= Your instructions =
Without the pictures, please reproduce only the lines from the one with "Emit a component" through the one with "XAxis, YAxis, ReferenceLine", both included.

-- Begin Input records --

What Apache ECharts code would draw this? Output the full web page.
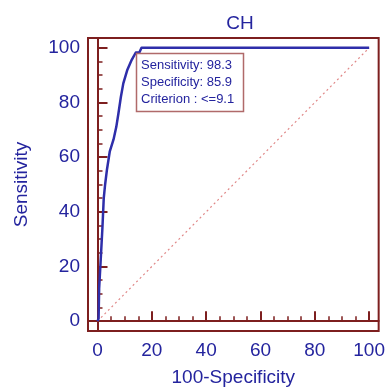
<!DOCTYPE html>
<html>
<head>
<meta charset="utf-8">
<script src="https://cdn.jsdelivr.net/npm/echarts@6/dist/echarts.min.js"></script>
<style>
  html, body { margin: 0; padding: 0; background: #fff; }
  #chart { width: 388px; height: 392px; }
</style>
</head>
<body>
<div id="chart"></div>
<script>
// ROC curve points: [100-Specificity, Sensitivity]
const rocX = [0, 0.4, 0.6, 1.1, 1.8, 2.3, 2.8, 3.5, 4.5, 5.9, 6.9, 7.7, 8.6, 9.5, 11, 12.6, 14.1, 15.4, 16.2, 100];
const rocY = [0, 1, 12, 21, 34, 45, 50, 55.6, 62, 66.5, 71, 76, 82, 87, 92, 95.6, 98.3, 98.3, 100, 100];
const majorTicks = [0, 20, 40, 60, 80, 100];
const minorTicks = [5, 10, 15, 25, 30, 35, 45, 50, 55, 65, 70, 75, 85, 90, 95];
const noteLines = ['Sensitivity: 98.3', 'Specificity: 85.9', 'Criterion : <=9.1'];

const frameColor = '#7d1f1f';
const textColor = '#24249e';
const fontFamily = 'Liberation Sans, Arial, sans-serif';

const myEcharts = echarts.init(document.getElementById('chart'));

function majorAxis(name, nameGap, min, max) {
    return {
        type: 'value',
        min: min,
        max: max,
        name: name,
        nameLocation: 'middle',
        nameGap: nameGap,
        nameTextStyle: { color: textColor, fontSize: 19, fontFamily: fontFamily },
        axisLine: { show: true, lineStyle: { color: frameColor, width: 2 } },
        axisTick: {
            show: true,
            inside: true,
            length: 10,
            customValues: majorTicks,
            lineStyle: { color: frameColor, width: 2 }
        },
        axisLabel: {
            customValues: majorTicks,
            color: textColor,
            fontSize: 19,
            fontFamily: fontFamily,
            margin: 8
        },
        splitLine: { show: false }
    };
}

function minorAxis(position, min, max) {
    return {
        type: 'value',
        position: position,
        min: min,
        max: max,
        axisLine: { show: false },
        axisTick: {
            show: true,
            inside: true,
            length: 5,
            customValues: minorTicks,
            lineStyle: { color: frameColor, width: 1.5 }
        },
        axisLabel: { show: false },
        splitLine: { show: false }
    };
}

const xMajor = majorAxis('100-Specificity', 37, -3.5, 103.5);
xMajor.axisLabel.margin = 10;
const yMajor = majorAxis('Sensitivity', 57, -3.6, 103.6);

const option = {
    animation: false,
    title: {
        text: 'CH',
        left: 235,
        top: 9,
        textAlign: 'center',
        textStyle: { color: textColor, fontSize: 19, fontWeight: 'normal', fontFamily: fontFamily }
    },
    grid: {
        left: 88,
        right: 6,
        top: 38,
        bottom: 59,
        show: true,
        borderColor: frameColor,
        borderWidth: 2
    },
    xAxis: [xMajor, minorAxis('bottom', -3.5, 103.5)],
    yAxis: [yMajor, minorAxis('left', -3.6, 103.6)],
    series: [
        {
            type: 'line',
            data: [[0, 0], [100, 100]],
            symbol: 'none',
            silent: true,
            lineStyle: { color: '#e08888', width: 1.2, type: [2, 3] }
        },
        {
            type: 'line',
            data: rocX.map((x, i) => [x, rocY[i]]),
            symbol: 'none',
            lineStyle: { color: '#2e2eaa', width: 2.5, join: 'round' }
        }
    ],
    graphic: [
        {
            type: 'rect',
            shape: { x: 136.5, y: 53.5, width: 107, height: 58 },
            style: { fill: '#fff', stroke: '#b06a6a', lineWidth: 1.5 },
            z: 100
        },
        {
            type: 'text',
            x: 141,
            y: 57,
            style: {
                text: noteLines.join('\n'),
                fill: textColor,
                font: '13px ' + fontFamily,
                lineHeight: 17
            },
            z: 101
        }
    ]
};

myEcharts.setOption(option);
</script>
</body>
</html>
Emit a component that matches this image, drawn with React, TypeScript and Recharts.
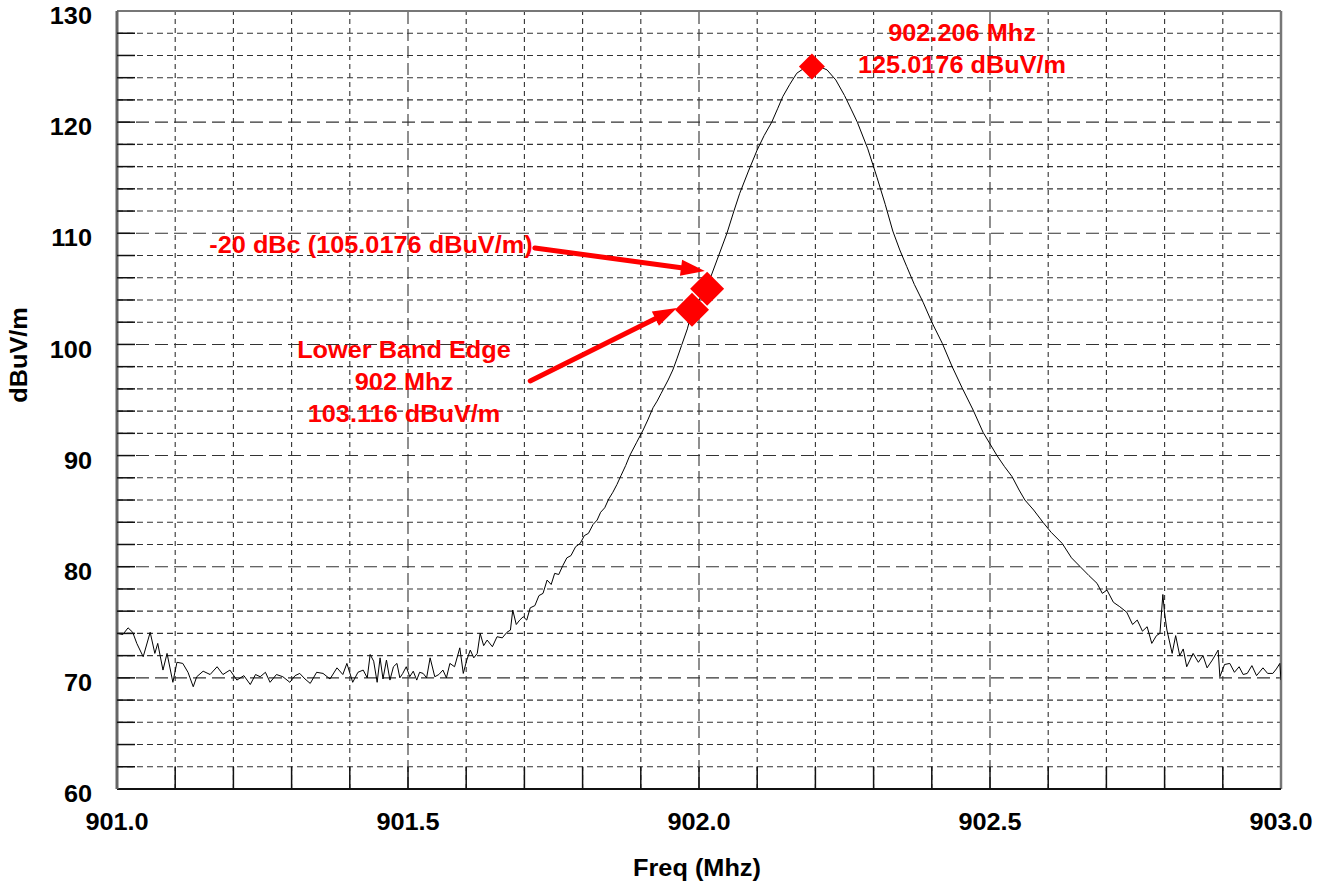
import React from 'react';
import { ComposedChart, Line, Scatter, XAxis, YAxis, ReferenceLine } from 'recharts';

// spectrum trace (MHz, dBuV/m)
const FREQ_MHZ = [
  901.000, 901.010, 901.019, 901.027, 901.034, 901.045, 901.057, 901.065, 901.070, 901.079,
  901.086, 901.096, 901.103, 901.113, 901.122, 901.131, 901.137, 901.148, 901.160, 901.172,
  901.182, 901.194, 901.206, 901.218, 901.229, 901.238, 901.246, 901.255, 901.263, 901.274,
  901.285, 901.297, 901.306, 901.314, 901.323, 901.332, 901.343, 901.354, 901.366, 901.378,
  901.388, 901.395, 901.405, 901.414, 901.423, 901.430, 901.435, 901.441, 901.447, 901.452,
  901.457, 901.463, 901.469, 901.475, 901.481, 901.486, 901.491, 901.497, 901.503, 901.509,
  901.515, 901.520, 901.526, 901.532, 901.538, 901.546, 901.553, 901.560, 901.566, 901.572,
  901.580, 901.589, 901.595, 901.601, 901.607, 901.613, 901.619, 901.624, 901.630, 901.636,
  901.645, 901.653, 901.662, 901.670, 901.676, 901.680, 901.686, 901.692, 901.698, 901.704,
  901.710, 901.718, 901.725, 901.732, 901.739, 901.746, 901.752, 901.759, 901.766, 901.773,
  901.780, 901.788, 901.796, 901.803, 901.810, 901.818, 901.825, 901.831, 901.838, 901.845,
  901.852, 901.859, 901.866, 901.874, 901.881, 901.893, 901.904, 901.912, 901.921, 901.928,
  901.935, 901.947, 901.955, 901.962, 901.970, 901.980, 901.988, 902.000, 902.014, 902.031,
  902.048, 902.060, 902.070, 902.085, 902.100, 902.112, 902.125, 902.135, 902.144, 902.156,
  902.168, 902.182, 902.194, 902.207, 902.220, 902.235, 902.250, 902.262, 902.272, 902.290,
  902.306, 902.320, 902.333, 902.345, 902.357, 902.370, 902.385, 902.400, 902.418, 902.435,
  902.452, 902.471, 902.488, 902.512, 902.525, 902.538, 902.550, 902.560, 902.575, 902.591,
  902.605, 902.624, 902.640, 902.655, 902.670, 902.684, 902.693, 902.701, 902.712, 902.723,
  902.735, 902.745, 902.753, 902.762, 902.770, 902.778, 902.786, 902.792, 902.797, 902.800,
  902.804, 902.813, 902.819, 902.826, 902.832, 902.838, 902.849, 902.858, 902.866, 902.873,
  902.882, 902.892, 902.895, 902.903, 902.912, 902.920, 902.928, 902.935, 902.942, 902.950,
  902.958, 902.969, 902.977, 902.986, 902.992, 902.998, 903.000,
];

const LEVEL_DBUV = [
  74.0, 73.9, 74.5, 74.1, 73.1, 71.9, 74.1, 72.2, 73.1, 70.7,
  72.2, 69.6, 71.4, 71.3, 70.5, 69.2, 70.1, 70.6, 70.3, 71.0,
  70.3, 70.7, 69.8, 70.2, 69.4, 70.3, 70.1, 70.5, 69.6, 70.3,
  70.1, 69.6, 70.2, 70.4, 69.9, 69.5, 70.5, 70.4, 69.9, 70.9,
  70.3, 71.3, 69.6, 70.5, 70.7, 70.0, 72.1, 71.5, 69.6, 71.8,
  69.9, 71.6, 69.8, 71.0, 71.3, 70.0, 70.4, 71.0, 70.1, 70.6,
  69.8, 70.5, 70.4, 70.0, 71.8, 70.1, 70.3, 70.7, 70.0, 71.3,
  71.0, 72.7, 70.4, 71.6, 72.5, 71.8, 72.2, 74.0, 72.9, 73.4,
  72.8, 73.7, 73.6, 74.1, 74.3, 76.1, 74.8, 75.2, 75.5, 75.2,
  76.3, 76.5, 77.4, 77.6, 78.8, 78.4, 79.4, 79.3, 80.1, 80.8,
  81.0, 81.8, 82.1, 82.8, 83.0, 83.8, 84.2, 84.9, 85.3, 86.1,
  86.7, 87.4, 88.2, 89.1, 90.0, 91.2, 92.3, 93.2, 94.3, 94.9,
  95.6, 96.8, 97.7, 98.7, 99.9, 101.4, 103.0, 104.0, 105.2, 107.6,
  110.0, 112.0, 113.6, 115.6, 117.5, 118.8, 120.0, 121.2, 122.3, 123.4,
  124.4, 124.9, 125.1, 125.0, 124.7, 123.8, 122.4, 121.1, 120.0, 117.6,
  115.0, 112.6, 110.2, 108.5, 107.0, 105.4, 103.8, 102.0, 100.1, 98.0,
  96.1, 94.1, 92.1, 90.0, 89.0, 88.1, 86.9, 86.0, 85.1, 84.0,
  83.1, 82.1, 80.8, 80.0, 79.2, 78.5, 77.6, 77.9, 76.8, 76.4,
  75.9, 74.8, 75.2, 74.2, 74.6, 73.1, 73.8, 74.0, 77.5, 75.8,
  74.3, 72.2, 73.8, 72.0, 72.6, 71.0, 72.2, 71.4, 72.0, 70.9,
  71.6, 72.5, 70.1, 71.2, 71.3, 70.5, 71.0, 70.3, 70.4, 71.1,
  70.2, 70.9, 70.4, 70.4, 70.8, 71.3, 69.8,
];

// markers: lower band edge, -20 dBc point, peak
const MARKER_NAMES = ['edge', 'dbc', 'peak'];
const MARKER_FREQ = [901.988, 902.014, 902.194];
const MARKER_LEVEL = [103.116, 105.0176, 125.0176];

// arrows: [startFreq, startLevel, tipFreq, tipLevel]
const ARROWS = [
  [901.718, 108.68, 902.010, 106.61],
  [901.710, 96.71, 901.962, 103.28],
];

const Y_TICKS = Array.from({ length: 36 }, (_, i) => 60 + i * 2);
const X_TICKS = Array.from({ length: 21 }, (_, i) => Math.round((901 + i * 0.1) * 10) / 10);

const data = FREQ_MHZ.map((f, i) => ({ f, v: LEVEL_DBUV[i] }));
const markers = MARKER_NAMES.map((name, i) => ({ name, f: MARKER_FREQ[i], v: MARKER_LEVEL[i] }));

const FONT = '"Liberation Sans", Arial, Helvetica, sans-serif';
const RED = '#ff0000';
const markerHalf: Record<string, number> = { edge: 17, dbc: 17, peak: 13 };

const YTick = (props: any) => {
  const { x, y, payload } = props;
  const v = payload.value;
  return (
    <g>
      {v > 60 && v < 130 && <line x1={x} x2={x + 18} y1={y} y2={y} stroke="#111" strokeWidth={1.5} />}
      {v % 10 === 0 && (
        <text transform={`translate(${x - 25},${y + 5}) scale(1.1,1)`} textAnchor="end" dominantBaseline="central"
              fontFamily={FONT} fontWeight="bold" fontSize={23} fill="#000">{v}</text>
      )}
    </g>
  );
};

const XTick = (props: any) => {
  const { x, y, payload } = props;
  const v = payload.value;
  const isLabel = Math.abs(v * 2 - Math.round(v * 2)) < 1e-6;
  return (
    <g>
      {v > 901.01 && v < 902.99 && <line x1={x} x2={x} y1={y} y2={y - 22} stroke="#111" strokeWidth={1.5} />}
      {isLabel && (
        <text transform={`translate(${x},${y + 33}) scale(1.1,1)`} textAnchor="middle" dominantBaseline="central"
              fontFamily={FONT} fontWeight="bold" fontSize={23} fill="#000">{v.toFixed(1)}</text>
      )}
    </g>
  );
};

const Diamond = (props: any) => {
  const { cx, cy, payload } = props;
  const s = markerHalf[payload.name] || 13;
  return <polygon points={`${cx},${cy - s} ${cx + s},${cy} ${cx},${cy + s} ${cx - s},${cy}`} fill={RED} />;
};

const Arrow = (props: any) => {
  const { x1, y1, x2, y2 } = props;
  const dx = x2 - x1, dy = y2 - y1;
  const len = Math.sqrt(dx * dx + dy * dy);
  const ux = dx / len, uy = dy / len;
  const head = 24, w = 8;
  const bx = x2 - ux * head, by = y2 - uy * head;
  return (
    <g>
      <line x1={x1} y1={y1} x2={bx + ux * 2} y2={by + uy * 2} stroke={RED} strokeWidth={5} strokeLinecap="round" />
      <polygon points={`${x2},${y2} ${bx - uy * w},${by + ux * w} ${bx + uy * w},${by - ux * w}`} fill={RED} />
    </g>
  );
};

const textStyle: React.CSSProperties = {
  position: 'absolute', width: 400, textAlign: 'center', color: RED, fontFamily: FONT,
  fontWeight: 'bold', fontSize: 23, lineHeight: '32px', transform: 'scaleX(1.1)', whiteSpace: 'nowrap',
};

export default function App() {
  return (
    <div style={{ position: 'absolute', left: 0, top: 0, width: 1320, height: 888, background: '#fff' }}>
      <ComposedChart width={1320} height={888} data={data} margin={{ top: 11, right: 39, bottom: 0, left: 0 }}>
        {Y_TICKS.filter(v => v > 60 && v < 130).map(v => (
          <ReferenceLine key={'h' + v} y={v} stroke="#333" strokeWidth={1.1}
                         strokeDasharray={v % 10 === 0 ? '13 6' : '6 4'} />
        ))}
        {X_TICKS.filter(v => v > 901.01 && v < 902.99).map(v => (
          <ReferenceLine key={'v' + v} x={v} stroke="#333" strokeWidth={1.1}
                         strokeDasharray={Math.abs(v * 2 - Math.round(v * 2)) < 1e-6 ? '12 5' : '5 4'} />
        ))}
        <ReferenceLine y={130} stroke="#777" strokeWidth={2} />
        <ReferenceLine x={903} stroke="#777" strokeWidth={2.5} />
        <XAxis dataKey="f" type="number" domain={[901, 903]} ticks={X_TICKS} interval={0} height={99}
               tickSize={0} tickMargin={0} tickLine={false} tick={<XTick />}
               axisLine={{ stroke: '#111', strokeWidth: 2 }} allowDataOverflow />
        <YAxis dataKey="v" type="number" domain={[60, 130]} ticks={Y_TICKS} interval={0} width={117}
               tickSize={0} tickMargin={0} tickLine={false} tick={<YTick />}
               axisLine={{ stroke: '#666', strokeWidth: 3 }} allowDataOverflow />
        <Line dataKey="v" type="linear" stroke="#000" strokeWidth={1} dot={false} isAnimationActive={false} />
        {ARROWS.map((a, i) => (
          <ReferenceLine key={'a' + i} segment={[{ x: a[0], y: a[1] }, { x: a[2], y: a[3] }]} shape={<Arrow />} ifOverflow="visible" />
        ))}
        <Scatter data={markers} dataKey="v" shape={<Diamond />} isAnimationActive={false} />
      </ComposedChart>

      <div style={{ ...textStyle, left: 762, top: 17 }}>902.206 Mhz<br />125.0176 dBuV/m</div>
      <div style={{ ...textStyle, left: 171, top: 229 }}>-20 dBc (105.0176 dBuV/m)</div>
      <div style={{ ...textStyle, left: 204, top: 334 }}>Lower Band Edge<br />902 Mhz<br />103.116 dBuV/m</div>

      <div style={{ position: 'absolute', left: 497, top: 852, width: 400, textAlign: 'center', fontFamily: FONT,
                    fontWeight: 'bold', fontSize: 23, lineHeight: '32px', transform: 'scaleX(1.1)' }}>Freq (Mhz)</div>
      <div style={{ position: 'absolute', left: 19 - 100, top: 355 - 16, width: 200, textAlign: 'center', fontFamily: FONT,
                    fontWeight: 'bold', fontSize: 23, lineHeight: '32px', transform: 'rotate(-90deg) scaleX(1.1)' }}>dBuV/m</div>
    </div>
  );
}
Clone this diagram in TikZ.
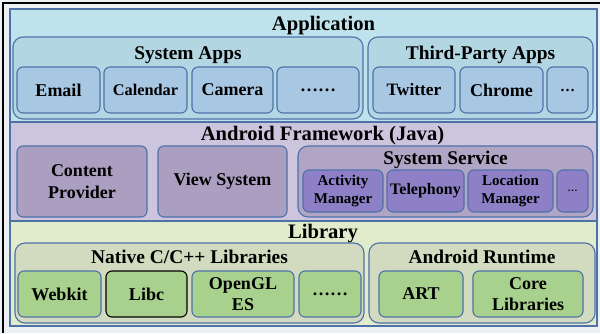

-- End Input records --

= Response to this task =
Emit a component that matches this image, drawn with React, TypeScript and Recharts.
import React from 'react';
import { ComposedChart, Line, Scatter, XAxis, YAxis, ReferenceLine } from 'recharts';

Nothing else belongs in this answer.